Gamco executed an Asset Purchase Agreement with International Game Technology (IGT), by which Gamco assigned the patent in suit to IGT, but reserved for itself rights to sublicense the patent in the New York State Lottery Market and to sue for infringement in that market. Later, Gamco and IGT entered an additional agreement under which IGT granted Gamco the “exclusive” right to sublicense the patent for “the lawful operation of lottery games authorized by the New York State Lottery in the state of New York.” This modification also gave Gamco exclusive rights to sue “for the past, present, and future infringement of the Patent, within the Territory.” Gamco then amended its existing complaint against Multimedia Games alleging infringement of the patent.
Multimedia Games moved to dismiss Gamco’s amended complaint for lack of standing. The trial court concluded that Gamco held an “exclusive enterprise” license—a hybrid between a territorial license and a field of use license. “Rather than being restricted only to a geographic area or only to specific kinds of conduct Gamco’s rights are restricted to the operations of the New York State Lottery, an enterprise of the State of New York.” The trial court then held that Gamco had standing to sue, but certified the question for appeal. The nature of the license was not certified for appeal.

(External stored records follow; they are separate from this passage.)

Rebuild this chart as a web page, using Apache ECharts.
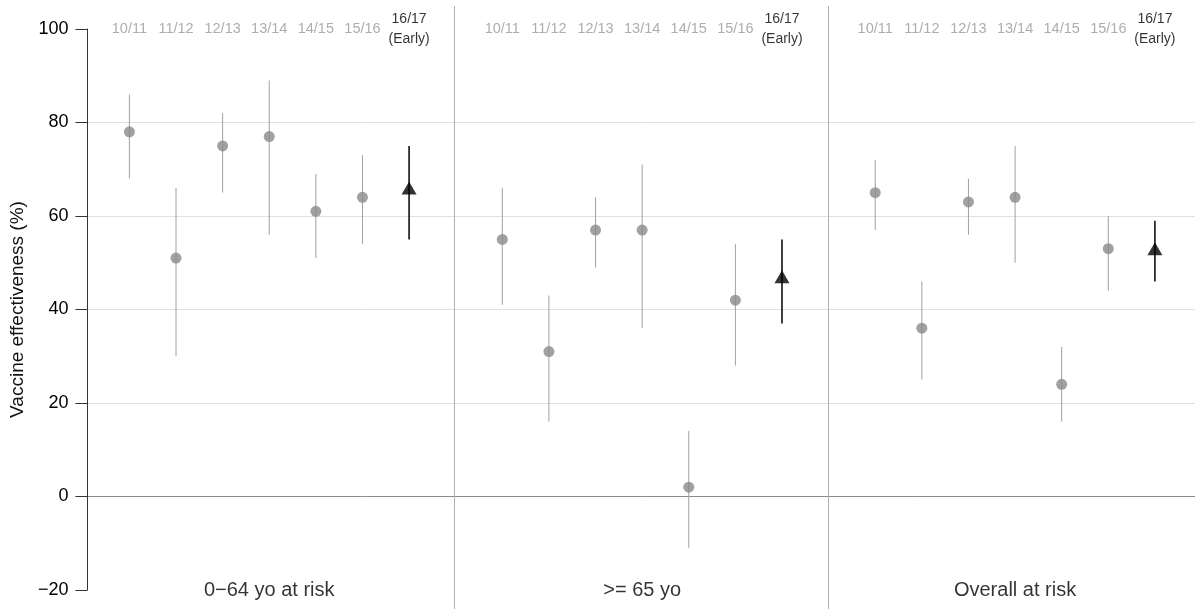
<!DOCTYPE html>
<html>
<head>
<meta charset="utf-8">
<script src="https://cdn.jsdelivr.net/npm/echarts@6/dist/echarts.min.js"></script>
<style>
  html, body { margin: 0; padding: 0; background: #fff; }
  #main { width: 1195px; height: 609px; }
</style>
</head>
<body>
<div id="main"></div>
<script>
var seasons = ['10/11', '11/12', '12/13', '13/14', '14/15', '15/16', '16/17\n(Early)'];
var groups = ['0\u221264 yo at risk', '>= 65 yo', 'Overall at risk'];

// point estimate, lower and upper bound for each group, season by season
var est = [
    [78, 51, 75, 77, 61, 64, 66],
    [55, 31, 57, 57, 2, 42, 47],
    [65, 36, 63, 64, 24, 53, 53]
];
var lower = [
    [68, 30, 65, 56, 51, 54, 55],
    [41, 16, 49, 36, -11, 28, 37],
    [57, 25, 56, 50, 16, 44, 46]
];
var upper = [
    [86, 66, 82, 89, 69, 73, 75],
    [66, 43, 64, 71, 14, 54, 55],
    [72, 46, 68, 75, 32, 60, 59]
];

var dom = document.getElementById('main');
var chart = echarts.init(dom);

var pastPts = [], earlyPts = [], pastBars = [], earlyBars = [], seasonLabels = [];
for (var g = 0; g < groups.length; g++) {
    for (var s = 0; s < seasons.length; s++) {
        var x = g * 8 + s + 1;
        if (s === seasons.length - 1) {
            earlyPts.push([x, est[g][s]]);
            earlyBars.push([x, lower[g][s], upper[g][s]]);
        } else {
            pastPts.push([x, est[g][s]]);
            pastBars.push([x, lower[g][s], upper[g][s]]);
        }
        seasonLabels.push({value: [x, 100], name: seasons[s], early: s === seasons.length - 1});
    }
}
var groupLabels = groups.map(function (name, g) {
    return {value: [g * 8 + 4, -20], name: name};
});

function errorBar(color, width) {
    return function (params, api) {
        var a = api.coord([api.value(0), api.value(1)]);
        var b = api.coord([api.value(0), api.value(2)]);
        return {
            type: 'line',
            shape: {x1: a[0], y1: a[1], x2: b[0], y2: b[1]},
            style: {stroke: color, lineWidth: width}
        };
    };
}

var font = 'Liberation Sans, Arial, sans-serif';

option = {
    animation: false,
    grid: [
        {left: 86, right: 0, top: 29, bottom: 19},
        {left: 86, right: 0, top: 6, bottom: 0}
    ],
    xAxis: [
        {type: 'value', gridIndex: 0, min: 0.1, max: 23.86, show: false},
        {type: 'value', gridIndex: 1, min: 0.1, max: 23.86, show: false}
    ],
    yAxis: [
        {
            type: 'value',
            gridIndex: 0,
            min: -20,
            max: 100,
            interval: 20,
            name: 'Vaccine effectiveness (%)',
            nameLocation: 'middle',
            nameGap: 54,
            nameTextStyle: {fontSize: 19, color: '#111', fontFamily: font},
            axisLine: {show: true, lineStyle: {color: '#333', width: 1}},
            axisTick: {show: true, length: 12, lineStyle: {color: '#333'}},
            axisLabel: {
                fontSize: 18,
                color: '#000',
                fontFamily: font,
                margin: 19,
                formatter: function (v) { return String(v).replace('-', '\u2212'); }
            },
            splitLine: {
                show: true,
                lineStyle: {
                    color: ['rgba(0,0,0,0)', '#8c8c8c', '#e0e0e0', '#e0e0e0', '#e0e0e0', '#e0e0e0', 'rgba(0,0,0,0)'],
                    width: 1
                }
            }
        },
        {type: 'value', gridIndex: 1, min: 0, max: 1, show: false}
    ],
    series: [
        {
            type: 'scatter',
            xAxisIndex: 1,
            yAxisIndex: 1,
            data: [],
            silent: true,
            markLine: {
                silent: true,
                symbol: 'none',
                label: {show: false},
                lineStyle: {color: '#b0b0b0', width: 1, type: 'solid'},
                data: [{xAxis: 8}, {xAxis: 16}]
            }
        },
        {
            type: 'custom',
            renderItem: errorBar('#a0a0a0', 1),
            data: pastBars,
            silent: true,
            z: 2
        },
        {
            type: 'custom',
            renderItem: errorBar('#000', 1.5),
            data: earlyBars,
            silent: true,
            z: 2
        },
        {
            type: 'scatter',
            data: pastPts,
            symbol: 'circle',
            symbolSize: 11,
            itemStyle: {color: '#8a8a8a'},
            z: 3
        },
        {
            type: 'scatter',
            data: earlyPts,
            symbol: 'triangle',
            symbolSize: [15, 13],
            itemStyle: {color: '#000'},
            z: 3
        },
        {
            type: 'scatter',
            data: seasonLabels,
            symbolSize: 0,
            clip: false,
            silent: true,
            label: {
                show: true,
                position: 'inside',
                fontFamily: font,
                formatter: function (p) { return p.data.early ? '{e|' + p.name.replace('\n', '}\n{e|') + '}' : '{p|' + p.name + '}'; },
                rich: {
                    p: {fontSize: 14.5, color: '#999', fontFamily: font},
                    e: {fontSize: 14, color: '#000', fontFamily: font, lineHeight: 20}
                }
            }
        },
        {
            type: 'scatter',
            data: groupLabels,
            symbolSize: 0,
            clip: false,
            silent: true,
            label: {
                show: true,
                position: 'inside',
                fontSize: 20,
                color: '#000',
                fontFamily: font,
                formatter: '{b}'
            }
        }
    ]
};
chart.setOption(option);
</script>
</body>
</html>
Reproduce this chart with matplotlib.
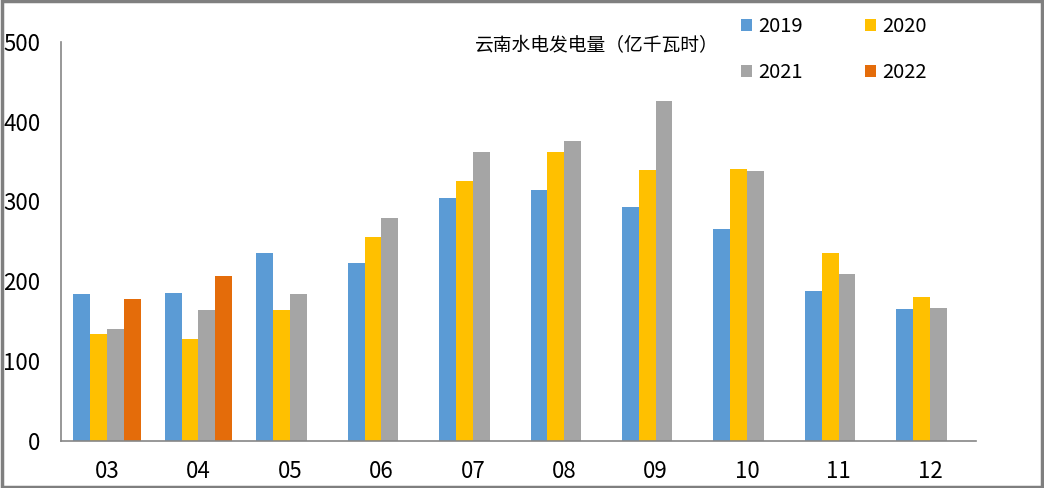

The Federal Circuit held that Gamco did not have standing to sue without the patent owner, noting that the single infringing act of offering New York State Lottery games might subject the infringer to multiple suits, e.g., suit by Gamco under its “enterprise license” for the “lottery” games and a separate suit by IGT or some other game-specific licensee for other games. In reaching its decision, the Court distinguished territorial exclusive licenses, noting that such exclusive licenses exclude “all other persons, even the patentee, from [infringing the patent] within the district.” The Court did not reach the question of whether Gamco could participate in the suit if it joined the patent owner.
Practice Note: While the practice of dividing the enforcement and licensing rights in the same patent among different parties has recently become popular from a business and/or tax perspective, the Federal Circuit is only now addressing the legal effects of these arrangements. The Court’s repeated decisions denying standing to licensees that do not have legal title to the patents they seek to enforce casts doubt on the value and viability of such arrangements.